Paul Krugman is passing along a link from the Wall Street Journal about the TED spreads as a measure of systemic fiscal fear of risk.  The higher the TED spread, the higher the perception of liquidity and counterparty risk.  And right now, even after significant coordinated Central Bank interventions and facility building, the TED spread is on its way back up again.  However the Wall Street Journal is concered about information transparency as they are hearing reports that the interbank rate [LIBOR] (the first number in the TED spread) is being reported at an artificially low number for some trades. 

In a development that has implications for borrowers everywhere, from Russian oil producers to homeowners in Detroit, bankers and traders are expressing concerns that the London inter-bank offered rate, known as Libor, is becoming unreliable....

Libor provides a key indicator of their health, rising when banks are in trouble. Its influence extends far beyond banking: The interest rates on trillions of dollars in corporate debt, home mortgages and financial contracts reset according to Libor.....

The concern: Some banks don't want to report the high rates they're paying for short-term loans because they don't want to tip off the market that they're desperate for cash. The Libor system depends on banks to tell the truth about their borrowing rates. Fibbing by banks could mean that millions of borrowers around the world are paying artificially low rates on their loans. That's good for borrowers, but could be very bad for the banks and other financial institutions that lend to them

Good, reliable and trustworthy information is critical to making consistently good decisions as evaluated from a process perspective.  Good information into an effective decision and analysis system will lead to a higher probability of good outcomes.  Intentionally feeding garbage into a decision loop is an excellent way to create bad outcomes. 

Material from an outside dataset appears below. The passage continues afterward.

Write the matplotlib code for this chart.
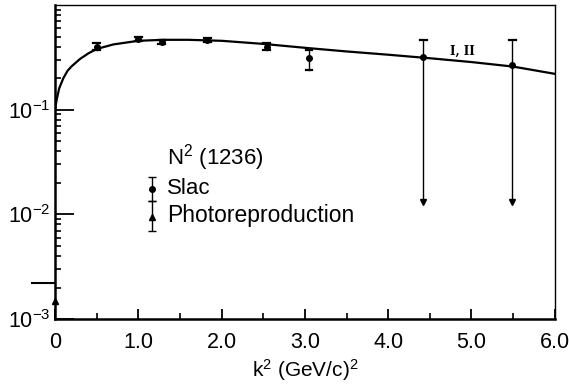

So who besides bankers who are fearing a run on their balance sheets and cash reserves benefit from this action?  The rest is pure speculation on my part.

Borrowers in the short term with adjustable rate debt benefit as the LIBOR index would be artificially low.  Borrowers would be getting an interest rate break for the time being.  However this advantage is short term and non-systemic.  If lenders begin to not trust the LIBOR numbers, they will move their rate indexes to other indexes or raise the allowable spreads in order to compensate for what is perceived to be the 'real LIBOR' rate. 

However those types of interest rate and interest spread adjustments will quickly fail as the garbage in the information loop drives out good data and good money.  What was once a decision to offer a loan on a set of mutually agreeable conditions that were shaped by quantifiable risk is moving towards guesstimates and ass covering as uncertainty takes over.  Risk is defined as known probabilitiese of a loss.  A higher interest rate can be calculated to assure a reasonable expectation of profit for a given risk.  However uncertainty is unknowable and therefore uncalculable.  When uncertainty dominates a system, the rational, profit seeking response is to get the hell out of that arena. 

So who benefits from injecting the potential for mass uncertainty into a fundamental credit market?  Is this something systemic or massive ass covering and fear?